Why Church-state reforms in Greece are likely to fail


Why Church-state reforms in Greece are likely to fail

Archbishop Ieronymos approved the accord but its fate still hangs in the balance
PA, Andrew Matthews

 

As guardians of the Greek faith and language during the Ottoman centuries, the Orthodox Church has a special place in modern Greece, its pre-eminence guaranteed by law and its priests paid by the state.
But now the cash-strapped country wants to sever the clerical connection

Amid the bustling streets of Piraeus, where homeless migrants ply their wares all summer to tourists ferry-bound for the Greek islands, a vast mosaic-fronted Orthodox cathedral rises between palms and parking lots.
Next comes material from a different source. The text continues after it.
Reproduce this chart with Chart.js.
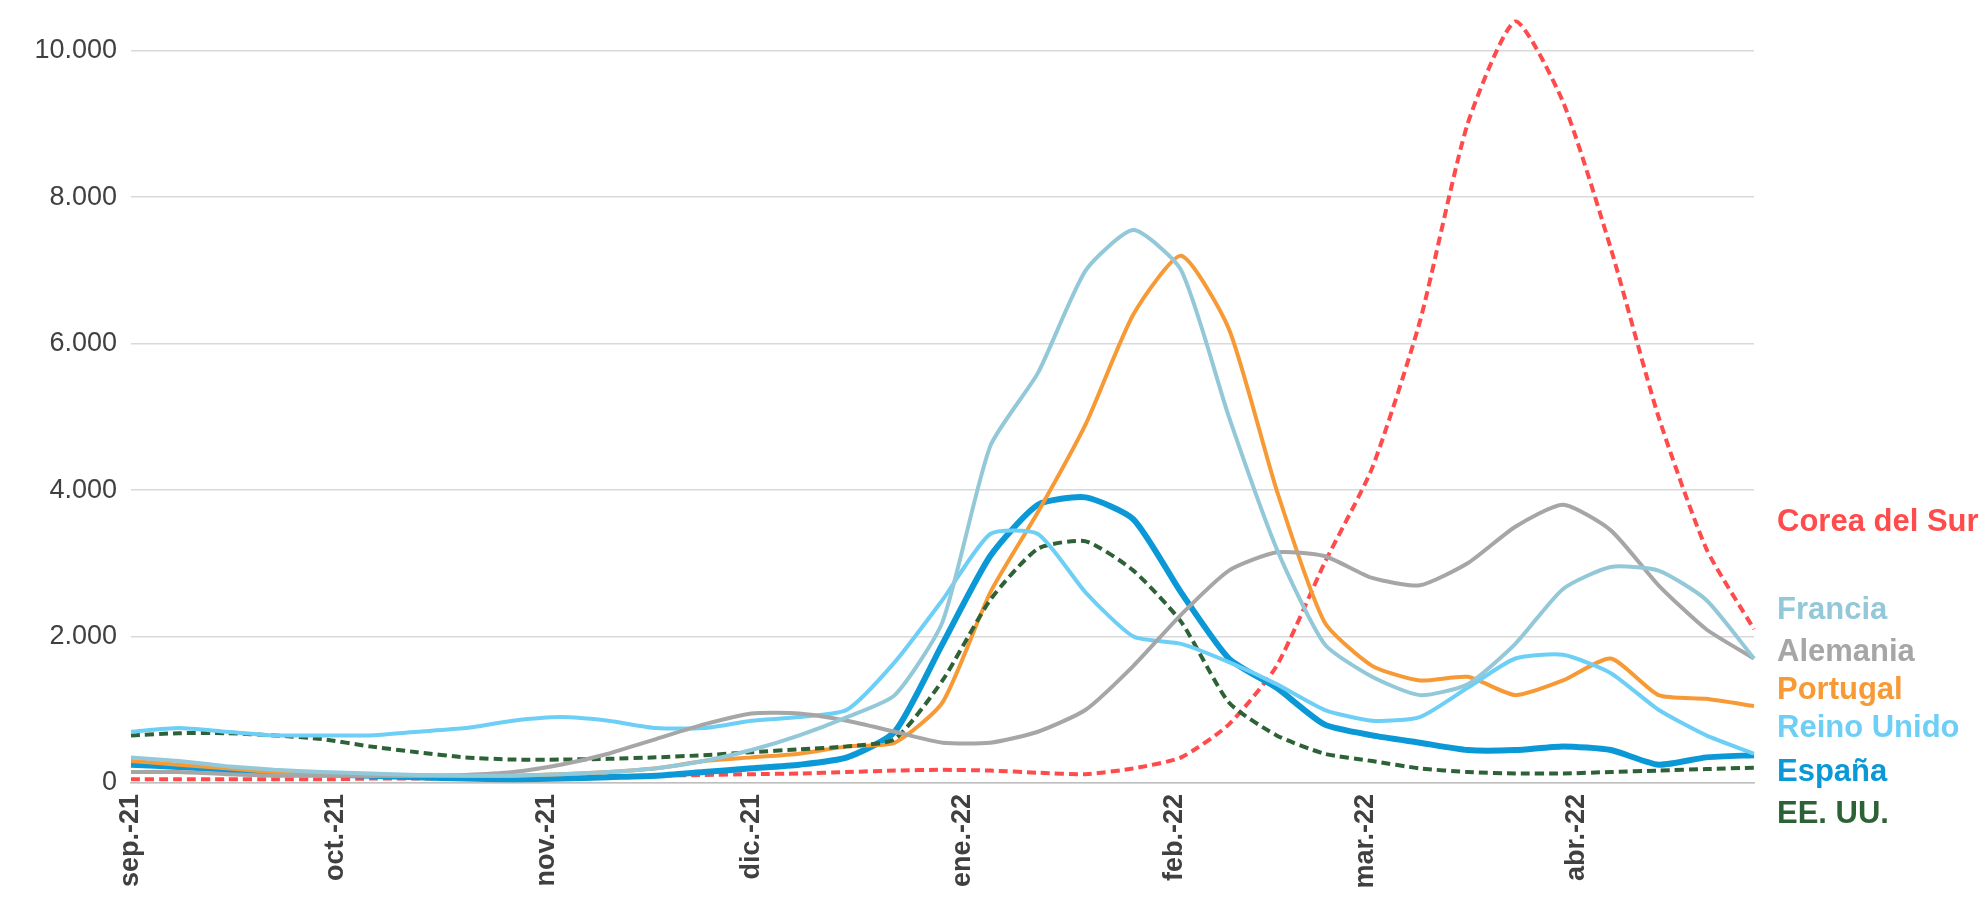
<!DOCTYPE html>
<html>
<head>
<meta charset="utf-8">
<script src="https://cdn.jsdelivr.net/npm/chart.js@4"></script>
<style>
  html, body { margin: 0; padding: 0; background: #fff; }
  canvas { display: block; }
</style>
</head>
<body>
<canvas id="covidChart" width="1987" height="902"></canvas>
<script>
// days since 1 Sep 2021, sampled weekly
const days = [0,7,14,21,28,35,42,49,56,63,70,77,84,91,98,105,112,119,126,133,140,147,154,161,168,175,182,189,196,203,210,217,224,231,238];

const monthTicks = [0, 30, 61, 91, 122, 153, 181, 212];
const monthLabels = ["sep.-21","oct.-21","nov.-21","dic.-21","ene.-22","feb.-22","mar.-22","abr.-22"];

const coreaSur = [50,50,50,50,50,60,60,60,70,80,90,100,110,120,130,150,170,180,170,140,120,200,350,800,1600,3000,4300,6300,9000,10400,9300,7300,5000,3200,2100];
const francia = [350,300,230,180,150,130,110,100,100,120,150,200,300,450,650,900,1200,2200,4600,5600,7000,7550,7000,5000,3200,1900,1450,1200,1350,1900,2650,2950,2900,2500,1700];
const alemania = [150,150,120,100,100,100,100,110,150,250,400,600,800,950,950,850,700,550,550,700,1000,1600,2300,2900,3150,3100,2800,2700,3000,3500,3800,3450,2700,2100,1700];
const portugal = [300,250,200,150,120,100,100,100,100,120,150,200,300,350,400,500,550,1100,2600,3700,4900,6400,7200,6200,4000,2200,1600,1400,1450,1200,1400,1700,1200,1150,1050];
const reinoUnido = [700,750,700,650,650,650,700,750,850,900,850,750,750,850,900,1000,1650,2500,3400,3400,2600,2000,1900,1650,1350,1000,850,900,1300,1700,1750,1500,1000,650,400];
const espana = [250,220,180,150,120,100,80,60,50,60,80,100,150,200,250,350,700,1900,3100,3800,3900,3600,2600,1700,1300,800,650,550,450,450,500,450,250,350,380];
const eeuu = [650,680,680,650,600,500,420,350,320,320,330,350,380,420,460,500,600,1400,2500,3200,3300,2900,2200,1100,650,400,300,200,150,130,130,150,170,190,210];

const seriesNames = ["Corea del Sur","Francia","Alemania","Portugal","Reino Unido","España","EE. UU."];
const seriesColors = ["#ff4b4b","#92c8d8","#a6a6a6","#f79a35","#6dcff6","#0b98d6","#2d6236"];

const pts = arr => arr.map((v, i) => ({ x: days[i], y: v }));

// labels at the right end of each line
const endLabels = {
  id: "endLabels",
  afterDraw(chart) {
    const c = chart.ctx;
    const ys = [522, 610, 652, 690, 728, 772, 814];
    c.save();
    c.font = "bold 31px 'Liberation Sans', Arial, sans-serif";
    c.textBaseline = "middle";
    seriesNames.forEach((n, i) => {
      c.fillStyle = seriesColors[i];
      c.fillText(n, 1777, ys[i]);
    });
    c.restore();
  }
};

const mk = (i, data, extra) => Object.assign({
  label: seriesNames[i],
  data: pts(data),
  borderColor: seriesColors[i],
  borderWidth: 4,
  pointRadius: 0,
  tension: 0.2,
  clip: false,
  fill: false
}, extra || {});

new Chart(document.getElementById("covidChart"), {
  type: "line",
  data: {
    datasets: [
      mk(1, francia),
      mk(2, alemania),
      mk(4, reinoUnido),
      mk(6, eeuu, { borderDash: [9, 5] }),
      mk(3, portugal),
      mk(5, espana, { borderWidth: 6 }),
      mk(0, coreaSur, { borderDash: [9, 5] })
    ]
  },
  options: {
    responsive: false,
    animation: false,
    layout: { padding: { top: 0, right: 233, left: 0, bottom: 0 } },
    plugins: { legend: { display: false }, tooltip: { enabled: false } },
    scales: {
      x: {
        type: "linear",
        min: 0,
        max: 238,
        afterBuildTicks: s => { s.ticks = monthTicks.map(v => ({ value: v })); },
        afterFit: s => { s.height = 119; },
        ticks: {
          autoSkip: false,
          maxRotation: 90,
          minRotation: 90,
          color: "#404040",
          font: { size: 27, weight: "bold", family: "'Liberation Sans', Arial, sans-serif" },
          callback: v => monthLabels[monthTicks.indexOf(v)]
        },
        grid: { display: false, drawOnChartArea: false },
        border: { color: "#bfbfbf", width: 1.5 }
      },
      y: {
        min: 0,
        max: 10280,
        afterBuildTicks: s => { s.ticks = [0,2000,4000,6000,8000,10000].map(v => ({ value: v })); },
        afterFit: s => { s.width = 131; },
        ticks: {
          color: "#404040",
          padding: 14,
          font: { size: 27, family: "'Liberation Sans', Arial, sans-serif" },
          callback: v => v.toLocaleString("de-DE")
        },
        grid: { color: "#d9d9d9", lineWidth: 1.5, drawTicks: false },
        border: { display: false }
      }
    }
  },
  plugins: [endLabels]
});
</script>
</body>
</html>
Since Seraphim Mentzelopoulos was elected metropolitan here in 2006, he has enjoyed the reputation of an Orthodox hardliner, resisting all talk of accommodation to changing times. When Alexis Tspiras, Greece’s Socialist Prime Minister, standing beside the Orthodox Church’s leader, Archbishop Ieronymos II of Athens and All Greece, unveiled a proposed reform in November that would move Greece a step closer to a separation of Church and state, Seraphim promptly denounced it as a “fascist-like design” and called on his flock to resist.

Although Archbishop Ieronymos approved the 15-point accord two months later, its fate still hangs in the balance – illustrating the difficulties facing any attempt to modify Orthodoxy’s elevated status in Greece and improve conditions for Greece’s hard-pressed Catholics and other minorities. Under the proposed deal, the government would stop paying civil service salaries to the Orthodox Church’s 9,000 or so priests, although their wages would still be paid as a state subsidy.

The accord also proposed to settle long-standing property disputes between Church and state. Tspiras’s spokesman, Dimitris Tzanakopoulos, insisted the government would save around €200 million (£1.8m) from the accord, enabling it to hire teachers and doctors and bypass the public-sector restrictions imposed by the European Union and the International Monetary Fund. But the accord still needed the Church’s official approval – and on 16 November the governing Holy Synod peremptorily voted it down.